Now what if the pixels are
0% 0%
25% 50%
It might be that even multiplying by 2 the 0% are still below the detection limit.
There isn't really something like a detection limit. There is only the probability of a photon being converted into an electron (also known as Quantum Efficiency).
Again, ISO doesn't set a detection limit, threshold or sensitivity factor, there is only one sensitivity for your camera. ISO only scales the actual amount of photons counted and that is it. It doesn't make your sensor more or less sensitive.
So I guess that the iso must be set to the minimum that allows showing the faintest signal I want to see ?
No, you should set the ISO to the native ISO of your camera's sensor and leave it there.
Accumulating pictures will increase the signal (and the noise).
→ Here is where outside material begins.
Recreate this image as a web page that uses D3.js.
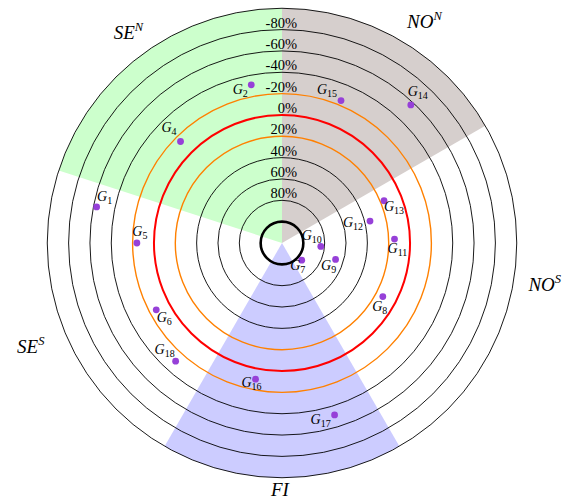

Accumulating multiple pictures and stacking them will increase the signal relative to the the noise (e.g. noise decreases).
On a pratical point of view, how can I choose the number of images to take, the ISO and the exposure ? (other than spending several nights out and having just unuasable results !)
Choose the native ISO of your camera (which seems to be 200). The more images you take the better.
Exposure should be set as long as you can get away with. This depends on light pollution and skyglow, it also depends on how good your tracking is.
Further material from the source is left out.